Saturday, September 23, 2017

The Only Country in the World

Software systems that interact with people speak volumes about the people who designed them. In particular, software systems used by travelers often send a clear message: “This is the only country in the world. If you are an outsider, you are not welcome.”

Let’s start with the US. If you want to buy gas at the pump – as almost anyone who travels by car needs to do occasionally – and you don’t have a US zip code, you are out of luck. The gas pumps will require a five digit zip code that matches your home zip code, which, of course, you don’t have. US software systems for purchasing gas are very clear: If you don’t live in the US, you can’t buy gas here.

Not that it’s easy for me to buy gas in Europe, because there I need a chip-and-pin card. But credit card companies in the US have settled on chip-and-signature cards, effectively preventing me from purchasing gas at a pump in Europe. My European friends have no sympathy, since they can’t purchase gas in the US either.

Of course, the problems with my chip-and-signature card do not lie in the gas pump software, but in the choice made by US credit card issuers to use signature as the authentication method. We all know that signature authentication is a joke which leads to a far less secure credit card, but in addition, it prevents me from using the pin authentication systems that are common outside the US. My credit card company has issued me a chip-and-signature card that they claim is a “travel card” – which would be true if the US were the only country in the world. But should I happen to travel to another country, not only are gas pumps off limits to my chip-and-signature card, but I can’t purchase train or bus tickets – or anything sold at a kiosk.

There are other countries where software systems used by travelers are limited to residents. For example, in the Netherlands, train tickets are typically purchased through a bank account which – you guessed it – must be at a Netherlands bank. Earlier this year, I was unable to purchase NS train tickets online with a credit card; I had to get a colleague in the Netherlands to purchase online tickets and email them to me. I didn't want to chance getting tickets once I arrived, since I understand there are very few NS ticket kiosks usable by outsiders.

In the UK, there are very nice train discount schemes; for example, two people traveling together can get serious discounts. The catch is that they must first purchase a discount card with pictures of the two travelers, which can easily be obtained online, but must be mailed to a UK address. True, it is possible to obtain a discount card at a train station, but not at Heathrow – and where do you suppose most travelers arrive? Unlucky travelers without a UK address must pay full price for (expensive) Heathrow Express tickets, and then stand in line at Paddington with the proper paper applications and photographs to get a discount card.

Attention UK software designers: did it occur to you that some people don’t have a UK address? How hard would it be to charge a bit more for shipping to addresses outside the UK?

You would not think that Sweden would belong to the club of countries with software systems designed as if it were the only country in the world.
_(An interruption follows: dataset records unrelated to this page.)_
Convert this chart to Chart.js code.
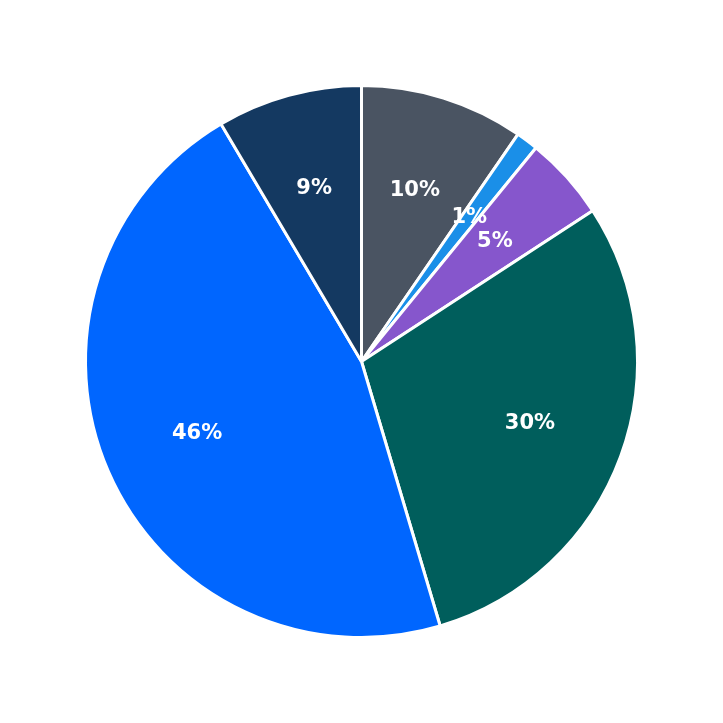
<!DOCTYPE html>
<html><head><meta charset="utf-8">
<script src="https://cdn.jsdelivr.net/npm/chart.js@4"></script>
<style>html,body{margin:0;padding:0;background:#fff}#w{width:723px;height:723px}</style>
</head><body><div id="w"><canvas id="c"></canvas></div>
<script>
const categories = ["A","B","C","D","E","F"];
const values = [9.6, 1.3, 4.9, 29.6, 46.1, 8.5];
const colors = ["#4a5462","#1a8fe8","#8656cc","#005e5c","#0066ff","#143961"];
const labelPlugin = {
  id: 'pctLabels',
  afterDatasetsDraw(chart) {
    const ctx = chart.ctx;
    const meta = chart.getDatasetMeta(0);
    const total = values.reduce((a,b)=>a+b,0);
    ctx.save();
    ctx.font = 'bold 21px "DejaVu Sans"';
    ctx.fillStyle = '#fff';
    ctx.textAlign = 'center'; ctx.textBaseline = 'middle';
    meta.data.forEach((arc, i) => {
      const a = (arc.startAngle + arc.endAngle) / 2;
      const r = arc.outerRadius * 0.65;
      ctx.fillText(Math.round(values[i] / total * 100) + '%', arc.x + Math.cos(a) * r, arc.y + Math.sin(a) * r);
    });
    ctx.restore();
  }
};
new Chart(document.getElementById('c'), {
  type: 'pie',
  data: { labels: categories, datasets: [{ data: values, backgroundColor: colors, borderColor: '#fff', borderWidth: 3 }] },
  options: { responsive: true, maintainAspectRatio: false, animation: false,
    layout: { padding: 84 },
    plugins: { legend: { display: false }, tooltip: { enabled: false } } },
  plugins: [labelPlugin]
});
</script></body></html>
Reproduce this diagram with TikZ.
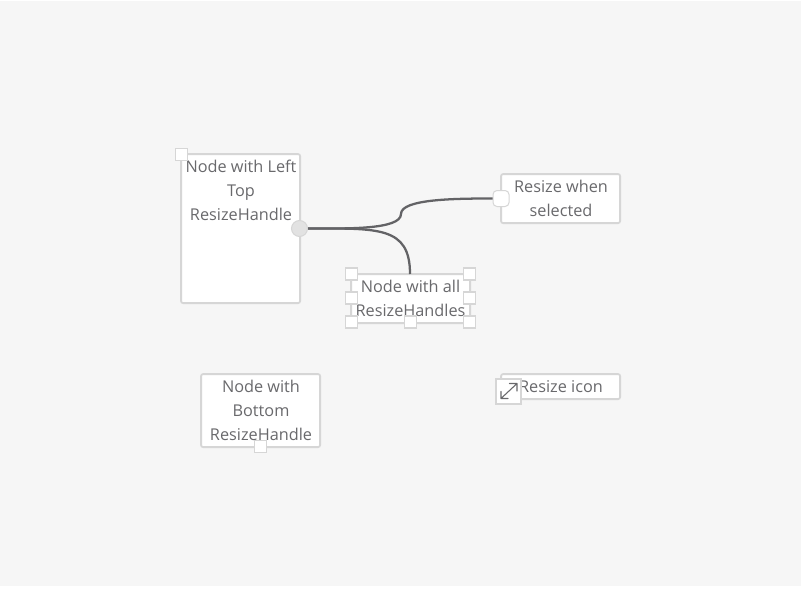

But when we arrived at Arlanda airport on a Friday night and tried to buy the special weekend two-for-one ticket on the Arlanda Express, it was not on the kiosk menu. (Yep, I was using a chip-and-pin card – my debit card!). I searched and searched and finally saw the message stuck to the kiosk below the screen: A recent change had been made: now the special discount ticket could only be purchased through the Arlanda Express app or online, not at the kiosk.

Reading between the lines, this is clearly an attempt to limit the best Arlanda Express ticket pricing to Swedish residents. "Not so!" the software designers probably argued. "Anyone can load the app and buy a ticket." How am I supposed to load an app, validate my payment method, and buy a ticket before the train leaves – all without internet access? I complained to the train conductor, who said he thought the scheme was terrible – he has listened to complaints from countless deeply annoyed visitors to Sweden – would I please complain directly to customer service? As I was composing my complaint email on the train, I had to listen to messages about how hard Arlanda Express was working to make our experience wonderful. Yes, but only if you happen to live in Sweden.
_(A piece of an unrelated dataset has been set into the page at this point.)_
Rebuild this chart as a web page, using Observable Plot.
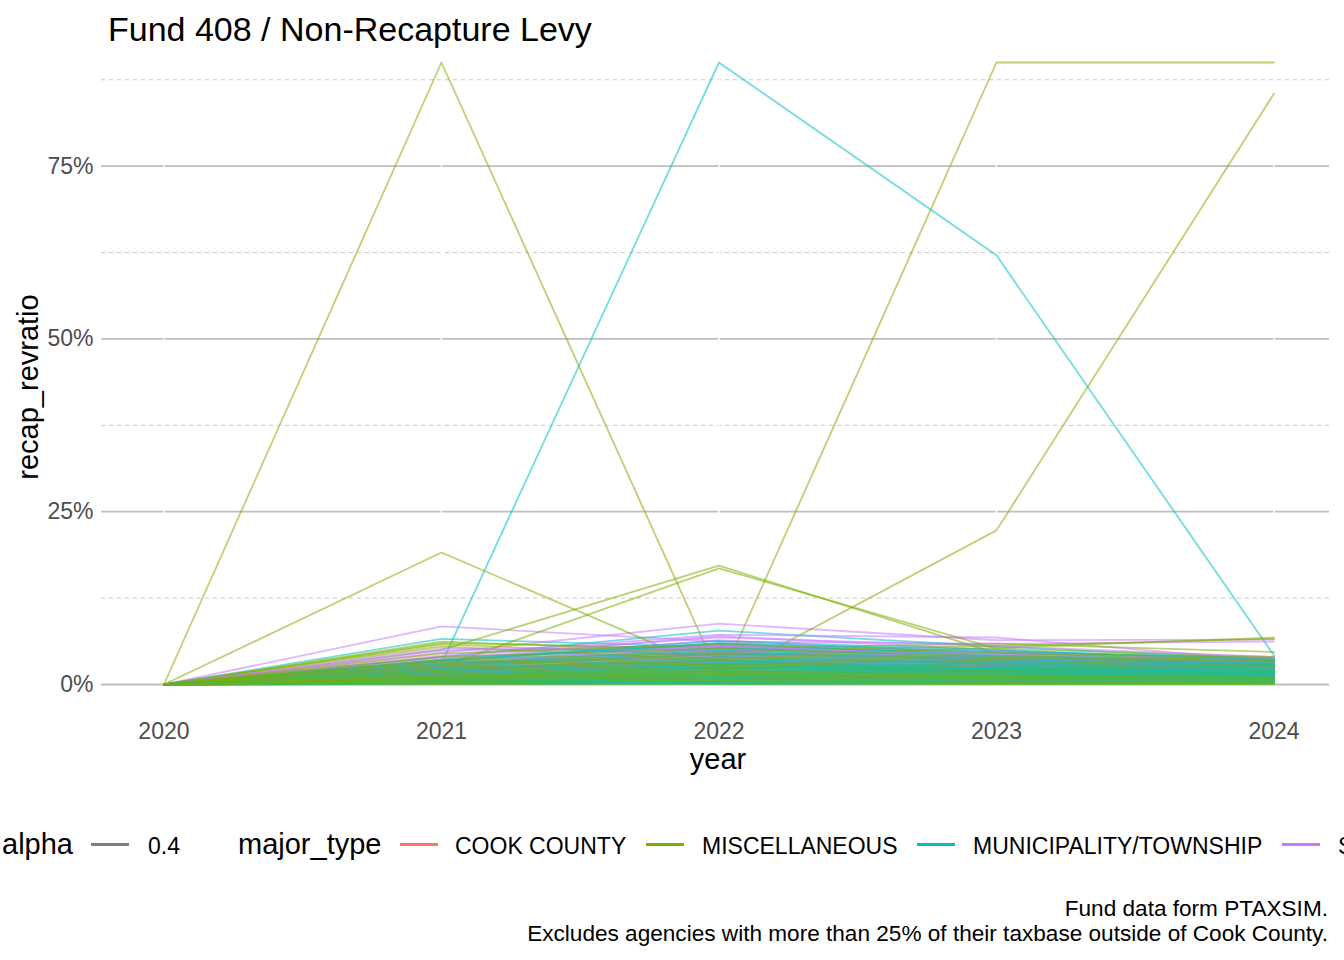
<!DOCTYPE html>
<html>
<head>
<meta charset="utf-8">
<script src="https://cdn.jsdelivr.net/npm/d3@7"></script>
<script src="https://cdn.jsdelivr.net/npm/@observablehq/plot@0.6"></script>
<style>
  html, body { margin: 0; padding: 0; background: #fff; }
  #page { position: relative; width: 1344px; height: 960px; overflow: hidden; background: #fff;
          font-family: "Liberation Sans", Arial, sans-serif; color: #000; }
  .abs { position: absolute; white-space: nowrap; }
  #title { left: 108px; top: 12px; font-size: 34px; line-height: 34px; }
  #chart { position: absolute; left: 0; top: 50px; }
  #xtitle { left: 718px; top: 745px; font-size: 29px; line-height: 29px; transform: translateX(-50%); }
  #ytitle { left: 28px; top: 387px; font-size: 29px; line-height: 29px; transform: translate(-50%, -50%) rotate(-90deg); }
  .lgTitle { font-size: 29px; line-height: 29px; top: 830px; }
  .lgText { font-size: 23px; line-height: 23px; top: 835px; }
  .lgKey { height: 3px; width: 38px; top: 843px; }
  #caption { right: 16px; top: 896px; font-size: 22.6px; line-height: 25px; text-align: right; }
</style>
</head>
<body>
<div id="page">
  <div id="title" class="abs">Fund 408 / Non-Recapture Levy</div>
  <div id="chart"></div>
  <div id="xtitle" class="abs">year</div>
  <div id="ytitle" class="abs">recap_revratio</div>
  <div id="legend"></div>
  <div id="caption" class="abs">Fund data form PTAXSIM.<br>Excludes agencies with more than 25% of their taxbase outside of Cook County.</div>
</div>
<script>
// ---- data (recap_revratio in percent, years 2020..2024) ----
const years = [2020, 2021, 2022, 2023, 2024];
const majorTypes = ["COOK COUNTY", "MISCELLANEOUS", "MUNICIPALITY/TOWNSHIP", "SCHOOL"];
const majorBreaks = [0, 0.25, 0.5, 0.75];
const minorBreaks = [0.125, 0.375, 0.625, 0.875];

const cookCounty = [
  [0, 2.0, 3.5, 3.0, 3.4],
  [0, 1.2, 2.4, 2.1, 2.6],
  [0, 0.6, 1.1, 1.2, 1.0],
  [0, 2.6, 4.5, 3.8, 3.6],
  [0, 1.6, 3.0, 2.7, 3.0]
];
const miscellaneous = [
  [0, 90, 1.3, 1.0, 1.2],
  [0, 0.5, 0.2, 90, 90],
  [0, 1.5, 0.9, 22.3, 85.5],
  [0, 19.1, 1.9, 1.5, 1.4],
  [0, 5.0, 17.2, 4.5, 3.6],
  [0, 2.6, 16.8, 5.2, 4.0],
  [0, 6.2, 4.8, 5.6, 6.6],
  [0, 6.0, 5.2, 5.9, 4.7],
  [0, 5.8, 4.2, 5.3, 6.8],
  [0, 5.5, 3.5, 3.2, 3.0],
  [0, 3.0, 4.0, 3.3, 3.2],
  [0, 2.4, 3.2, 2.6, 2.8],
  [0, 2.0, 2.8, 2.2, 2.4],
  [0, 1.8, 2.5, 1.9, 2.1],
  [0, 1.5, 2.2, 1.6, 1.8],
  [0, 1.3, 1.9, 1.4, 1.5],
  [0, 1.1, 1.6, 1.2, 1.3],
  [0, 1.0, 1.4, 1.0, 1.1],
  [0, 0.9, 1.2, 0.9, 1.0],
  [0, 0.8, 1.0, 0.8, 0.9],
  [0, 0.7, 0.9, 0.7, 0.8],
  [0, 0.6, 0.8, 0.6, 0.7],
  [0, 0.5, 0.7, 0.5, 0.6],
  [0, 0.4, 0.6, 0.45, 0.5],
  [0, 0.35, 0.5, 0.4, 0.45],
  [0, 0.3, 0.4, 0.3, 0.35],
  [0, 0.2, 0.3, 0.25, 0.3],
  [0, 0.15, 0.2, 0.15, 0.2],
  [0, 0.1, 0.15, 0.1, 0.1],
  [0, 0.05, 0.1, 0.05, 0.05],
  [0, 3.4, 2.9, 2.0, 1.7],
  [0, 2.2, 3.6, 1.8, 2.9],
  [0, 4.5, 5.8, 4.6, 3.9],
  [0, 4.0, 5.2, 4.1, 3.5],
  [0, 3.6, 4.6, 3.8, 3.3],
  [0, 3.2, 4.3, 3.4, 2.7],
  [0, 2.8, 3.9, 3.0, 2.5],
  [0, 2.5, 3.4, 2.7, 2.3],
  [0, 2.1, 3.0, 2.4, 2.0],
  [0, 1.7, 2.6, 2.0, 1.7],
  [0, 1.4, 2.3, 1.7, 1.5],
  [0, 1.2, 2.0, 1.5, 1.3],
  [0, 1.0, 1.8, 1.3, 1.2],
  [0, 0.9, 1.5, 1.1, 1.0],
  [0, 0.7, 1.3, 0.9, 0.8],
  [0, 0.5, 1.0, 0.7, 0.7],
  [0, 0.3, 0.6, 0.4, 0.4]
];
const municipality = [
  [0, 3.0, 90, 62.1, 4.2],
  [0, 6.6, 5.4, 4.6, 3.4],
  [0, 4.0, 7.8, 5.5, 3.6],
  [0, 3.2, 5.6, 4.5, 3.3],
  [0, 3.0, 5.0, 3.9, 3.1],
  [0, 2.8, 4.7, 3.6, 3.0],
  [0, 2.6, 4.4, 3.4, 2.9],
  [0, 2.5, 4.2, 3.1, 2.7],
  [0, 2.3, 3.9, 2.9, 2.6],
  [0, 2.2, 3.7, 2.8, 2.5],
  [0, 2.0, 3.5, 2.6, 2.3],
  [0, 1.9, 3.3, 2.4, 2.2],
  [0, 1.8, 3.1, 2.3, 2.0],
  [0, 1.7, 2.9, 2.1, 1.9],
  [0, 1.5, 2.7, 2.0, 1.8],
  [0, 1.4, 2.5, 1.8, 1.7],
  [0, 1.3, 2.3, 1.7, 1.5],
  [0, 1.2, 2.1, 1.5, 1.4],
  [0, 1.1, 1.9, 1.4, 1.3],
  [0, 1.0, 1.7, 1.2, 1.2],
  [0, 0.9, 1.5, 1.1, 1.0],
  [0, 0.8, 1.3, 1.0, 0.9],
  [0, 0.7, 1.1, 0.8, 0.8],
  [0, 0.6, 0.9, 0.7, 0.6],
  [0, 0.4, 0.7, 0.5, 0.5],
  [0, 0.3, 0.5, 0.4, 0.4],
  [0, 0.2, 0.3, 0.2, 0.3],
  [0, 0.1, 0.2, 0.1, 0.1],
  [0, 0.05, 0.05, 0.05, 0.05],
  [0, 3.5, 6.0, 4.8, 3.8],
  [0, 3.6, 6.3, 5.0, 3.5],
  [0, 3.4, 5.9, 4.2, 3.2],
  [0, 2.9, 5.3, 4.0, 3.0],
  [0, 2.7, 4.9, 3.7, 2.9],
  [0, 2.4, 4.5, 3.5, 2.8],
  [0, 2.1, 4.0, 3.2, 2.6],
  [0, 1.9, 3.6, 3.0, 2.4],
  [0, 1.6, 3.2, 2.7, 2.2],
  [0, 1.4, 2.8, 2.4, 2.0],
  [0, 1.2, 2.4, 2.2, 1.8],
  [0, 1.0, 2.0, 1.9, 1.6],
  [0, 0.8, 1.6, 1.6, 1.4],
  [0, 0.6, 1.2, 1.3, 1.2],
  [0, 0.4, 0.8, 0.9, 0.9],
  [0, 0.2, 0.4, 0.5, 0.6]
];
const school = [
  [0, 8.4, 6.2, 5.9, 6.2],
  [0, 4.6, 8.8, 6.4, 6.5],
  [0, 4.2, 7.2, 6.8, 3.4],
  [0, 3.6, 7.0, 5.0, 3.2],
  [0, 3.3, 6.4, 4.4, 3.0],
  [0, 3.0, 5.8, 4.0, 2.8],
  [0, 2.7, 5.3, 3.6, 2.7],
  [0, 2.4, 4.8, 3.3, 2.5],
  [0, 2.1, 4.4, 3.0, 2.3],
  [0, 1.9, 4.0, 2.7, 2.1],
  [0, 1.6, 3.5, 2.4, 1.9],
  [0, 1.3, 3.0, 2.1, 1.7],
  [0, 1.0, 2.5, 1.8, 1.5],
  [0, 0.8, 2.0, 1.5, 1.2],
  [0, 0.5, 1.5, 1.1, 0.9],
  [0, 3.9, 5.5, 3.8, 2.6],
  [0, 4.0, 6.8, 5.6, 4.0],
  [0, 3.4, 6.0, 4.8, 3.6],
  [0, 2.9, 5.6, 4.2, 3.3],
  [0, 2.5, 5.1, 3.9, 3.1],
  [0, 2.2, 4.6, 3.5, 2.9],
  [0, 1.8, 4.2, 3.2, 2.6],
  [0, 1.5, 3.8, 2.9, 2.4],
  [0, 1.2, 3.3, 2.6, 2.2],
  [0, 5.2, 4.9, 4.6, 3.8],
  [0, 4.9, 5.6, 4.2, 3.0]
];
const palette = ["#F8766D", "#7CAE00", "#00BFC4", "#C77CFF"];

// ---- build tidy table (interleave groups for mixed drawing order) ----
const groups = [cookCounty, miscellaneous, municipality, school];
const rows = [];
const maxLen = d3.max(groups, g => g.length);
for (let i = 0; i < maxLen; i++) {
  groups.forEach((g, gi) => {
    if (i < g.length) {
      const id = majorTypes[gi] + "-" + i;
      g[i].forEach((v, k) => rows.push({agency: id, major_type: majorTypes[gi], year: years[k], ratio: v / 100}));
    }
  });
}

const chart = Plot.plot({
  width: 1344,
  height: 740,
  marginLeft: 101,
  marginRight: 15,
  marginTop: 12,
  marginBottom: 106,
  style: {fontFamily: "'Liberation Sans', Arial, sans-serif", background: "white", overflow: "visible"},
  x: {domain: [2019.775, 2024.2]},
  y: {domain: [0, 0.9]},
  color: {domain: majorTypes, range: palette},
  marks: [
    Plot.ruleY(minorBreaks, {stroke: "#C6C6C6", strokeWidth: 1, strokeDasharray: "4,4"}),
    Plot.ruleY(majorBreaks, {stroke: "#BEBEBE", strokeWidth: 1.8}),
    Plot.ruleX(years, {stroke: "white", strokeWidth: 1.5}),
    Plot.line(rows, {x: "year", y: "ratio", z: "agency", stroke: "major_type", strokeOpacity: 0.55, strokeWidth: 1.8}),
    Plot.axisX({ticks: years, tickFormat: d => String(d), tickSize: 0, tickPadding: 38, fontSize: 23, fill: "#4D4D4D", label: null}),
    Plot.axisY({ticks: majorBreaks, tickFormat: d3.format(".0%"), tickSize: 0, tickPadding: 8, fontSize: 23, fill: "#4D4D4D", label: null})
  ]
});
document.getElementById("chart").appendChild(chart);

// ---- legend (bottom, overflowing like the reference) ----
const legend = document.getElementById("legend");
function addText(txt, left, cls) {
  const s = document.createElement("div");
  s.className = "abs " + cls;
  s.style.left = left + "px";
  s.textContent = txt;
  legend.appendChild(s);
}
function addKey(color, left) {
  const k = document.createElement("div");
  k.className = "abs lgKey";
  k.style.left = left + "px";
  k.style.background = color;
  legend.appendChild(k);
}
addText("alpha", 2, "lgTitle");
addKey("#7F7F7F", 91);
addText("0.4", 148, "lgText");
addText("major_type", 238, "lgTitle");
const keyLefts = [400, 646, 917, 1282];
const textLefts = [455, 702, 973, 1338];
majorTypes.forEach((t, i) => {
  addKey(palette[i], keyLefts[i]);
  addText(t, textLefts[i], "lgText");
});
</script>
</body>
</html>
We took a taxi to our Stockholm hotel from the train station and tried to pay the driver in cash, only to learn that our Swedish money was out of date and no longer legal tender. So I asked at the hotel desk how to change the old notes into new ones. The person at reception was very helpful – she told me that I could mail the cash in with an on-line form and the money would be deposited in my bank account, even if it were a “foreign” account. I was skeptical. And sure enough, when we looked at the form (which was in Swedish) we found that only bank accounts with IBAN numbers would work. Those of us from countries without IBAN numbers are apparently too foreign to merit a convenient way to get our money back, even though we are the most likely people to have the old currency.

Clearly there are far too many software systems in the travel industry that are built as if the local country were the only country in the world. This is a plea to all the software teams designing systems that might be used by travelers from another country – or might be used by your customers when they travel to another country – have you built your system as if your country were the only country in the world? Why not try a few use cases for travelers from / and to / other countries? We exist, you know, and we’re getting tired of arrogance embedded in software.